Greek Style Yogurt Lasagne
Bechamel who? Mix things up with this lighter but just as luxurious version of an Italian classic. Serve with a fresh leaf salad or some crusty garlic bread if your feeling fabulous.
Ingredients
Ragu
- 1 Tbsp Olive Oil
- 1 Onion
- 1 Leek
- 2 Carrots
- 2 Garlic Cloves
- 1 tbsp Rosemary (Chopped)
- 1 tbsp Tomato purée
- 500g Beef Mince
- 300ml Beef Stock
- 400g Tinned Tomatoes
- 1 tsp Red Currant Jelly
- 1 Tbsp Worcestershire Sauce
Greek Yogurt White Sauce
- 300g Yeo Valley Organic Greek style Yogurt
- 2 Eggs
- 100g Ricotta
- 50g Yeo Valley Cheddar Cheese
- Salt and pepper
Lasagne Sheets
Optional – Grated Yeo Valley Organic Cheddar & Mozzarella
Method
- Heat a saucepan up and add the olive oil. Add the diced vegetables and cook for 5 minutes until they have softened. Add the crushed garlic, chopped rosemary and tomato purée and cook for a further 2 minutes.

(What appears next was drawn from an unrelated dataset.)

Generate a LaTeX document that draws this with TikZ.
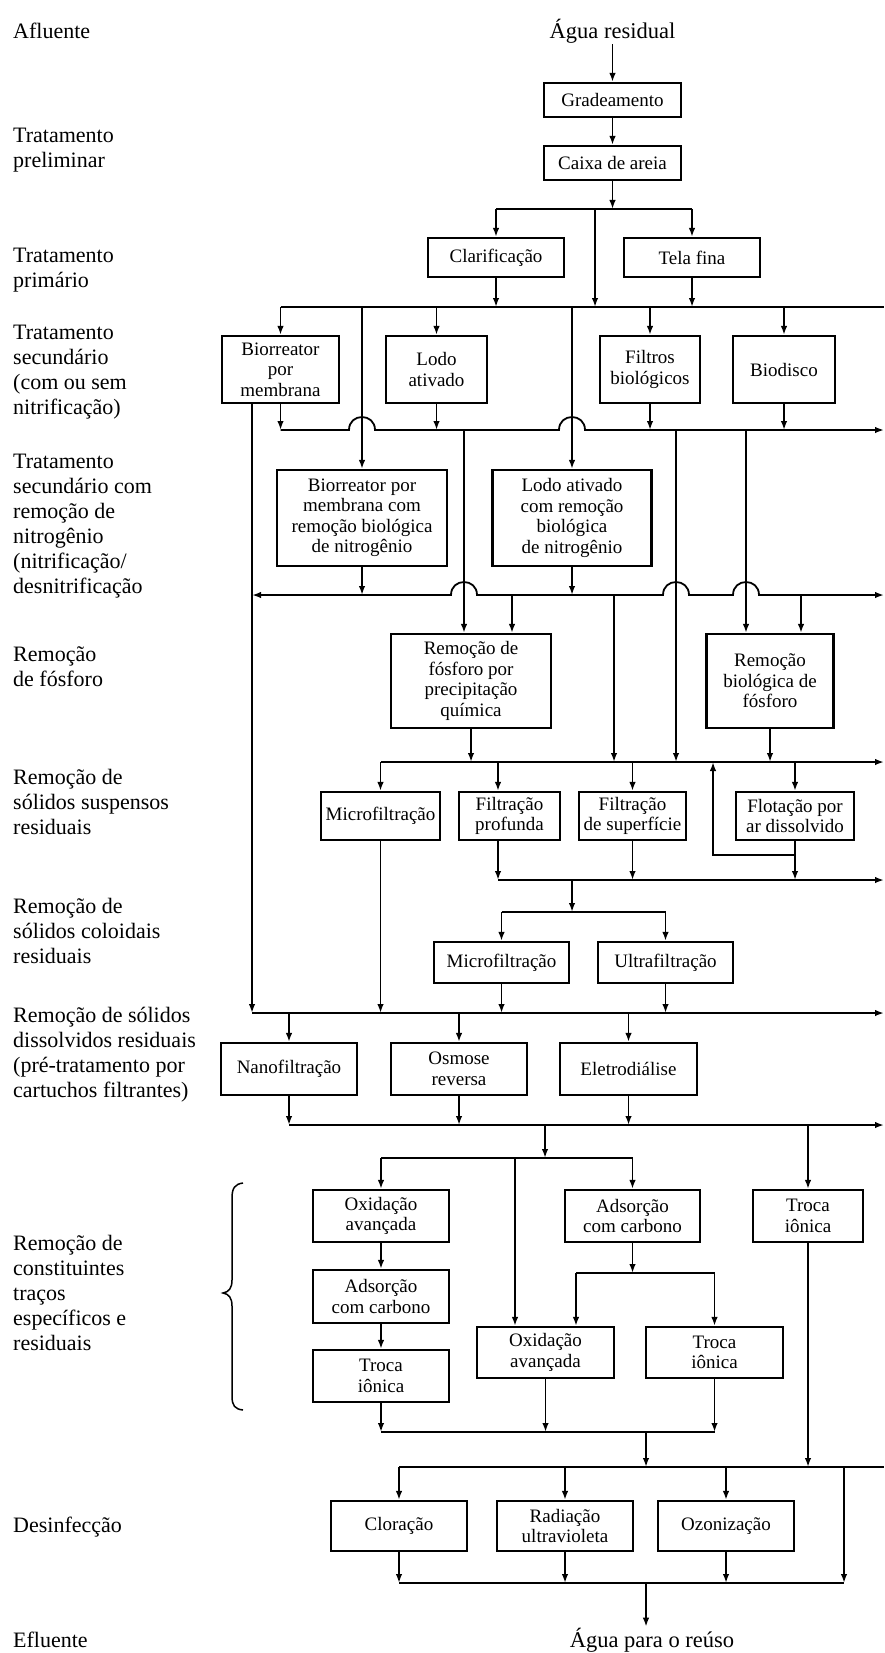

- Add the beef mince and cook for 5-8 minutes until it has browned. Add the stock and tinned tomatoes and cook until the sauce has reduced by 1/3. Add the red currant jelly and Worcestershire sauce and season with salt and pepper.
- In a mixing bowl, combine all of the ingredients for the Greek yogurt white sauce and season with salt and pepper.
- Heat the oven to 180C.
- Spread a spoonful of the meat sauce over the base of the baking dish. Cover with a single layer of dried pasta sheets, snapping them to fit if needed, then top with a quarter of the white sauce and grated cheddar and mozzarella (is using).
- Repeat the layers two more times to use all the meat sauce. Add a final layer of pasta, the last of the white sauce and remaining cheddar and mozzarella. Sit the dish on a baking tray to catch spills and bake for 1 hr until bubbling, browned and crisp on top.